December 16, 2003 | Broadcast

American Morning

Joining us from Washington to put their spin on the spin, Cliff May, former RNC communications director now with the Foundation for Defense of Democracies.

Good morning.

And Democratic consultant Victor Kamber of the Kamber Group. Good morning to you.

Let me start off with you, Cliff. We just saw Howard Dean there speaking. He made this major policy speech yesterday. Does the capture of Saddam Hussein, does it badly damage him?

CLIFF MAY, FMR. RNC COMM. DIR.: I don’t think it — well, look, there are two things. One is it damages him somewhat in terms of his race for the nomination. But I think there is a certain inevitability about that. I think a lot of Democrats wonder a lot more today than they did a few days ago whether Dean should be their nominee. He’s been branded as the anti-war candidate. He’s branded himself that way. Al Gore branded him that way. Al Gore said going into Iraq was the worst mistake America has made in its foreign policy in 200 years.

Obviously, from the poll you showed, most people don’t agree with that. But 10 months is a lifetime in politics. By next October, who knows where we’ll be in the war, and who knows what will happen. But it does set up the war as the defining issue of the campaign, with the Dean as the anti-war candidate, and Bush saying, we have to confront and beat our allies — beat our enemies.

O’BRIEN: Victor, do you agree with that, that the war will be the defining point in this campaign? And if so, how are the Democrats dealing with Saddam’s capture?

VICTOR KAMBER, DEMOCRATIC CONSULTANT: First of all, I think the war will be an issue. Frankly, if we’re still at war, I’m glad we’re using that word, we’re not seeing another mission accomplished by this administration. The capture of Saddam Hussein, while a wonderful thing to get rid of this tyrant, by no means is this war over. I think since Saddam Hussein Has been captured, we’ve lost, what, two American lives and 20 more have been wounded. If this continues, about four or five a week dead Americans, 25, 30 a week who lose their arms, their legs, their eyes, how long does that continue? We still have a president that basically has no policy of how to get out, how to extricate us from this conflict. We have no world leadership involvement. Much of the praise we got from our allies and former allies. They’re still not involved.

O’BRIEN: Let me jump in here. I want to show you, Cliff, a poll, both of you, this poll, a CNN/”USA Today”/Gallup poll: Was the situation in Iraq worth going to war over? Sixty-two percent of Americans say yes, 33 percent say no.

Cliff, have the Democrats basically painted themselves as the party of negativity, that for them to succeed, the war has to go badly?

MAY: There is some truth to that. It’s even worse than that for Democrats. I don’t see it in any kind of gleeful way. Anything that’s good for the country right now is bad for the Democrats, obviously. And anything bad for the country is good for the Democrats.
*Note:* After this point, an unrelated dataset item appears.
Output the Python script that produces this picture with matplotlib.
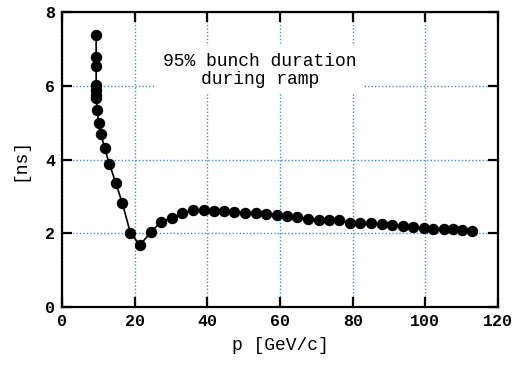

Now I think the Democrats, and a lot of people agree, maybe even Vick would agree, would be better off with a candidate like Joe Lieberman, like Dick Gephardt, or John Edwards, who are pretty close to the president in saying, there is a war we have to fight, we’ll win battles, as we did this weekend, we will lose some battles, but we have to win the war, compared to somebody like Howard Dean who is saying, what I think I hear Victor saying, is let’s find an exit strategy, let’s get out of this, let’s cut and run, and maybe they won’t come after us. I don’t think most Americans, and this poll proves it, believe what we can do is cut and run, because the enemy will come after us in New York, in Washington, wherever they can find us.

KAMBER: I’m not suggesting cutting and running; I’m suggesting a plan. But, Anderson, the thing that’s shocking, is your poll, that indicates there was only a marginal change after the capture of Saddam Hussein. You did the polling immediately after Saddam Hussein’s capture, with the idea to see what support. You only show a marginal change of 3 percent. I mean, we don’t see the 65 percent — excuse me — the 85 percent that happened when we went to war.

MAY: You and I know that you don’t expect to see that. The 65 is absolutely overwhelming.

KAMBER: I understand that, Cliff. All I’m saying is I think it is the bump from the weekend. I think the true test of Americans will be in a month when we see how many more dead and how many more wounded.

COOPER: Final thought.

MAY: Victor, you’re right, it’s a small bump because basically Americans know we have to fight and win this war. Howard Dean yesterday gave a foreign policy speech. It wasn’t that. It was a wish list. He said, let’s have a more peaceful world, let’s get Jacques Chirac to agree with us. He had no idea, no strategy how to do it, it wasn’t a very serious foreign policy speech.

KAMBER: He’s no different than the president of the United States, who has no idea how to resolve the conflict.

COOPER: We have to end it there, gentlemen. Clifford May, appreciate you joining us, and, Victor Kamber, nice to talk to you.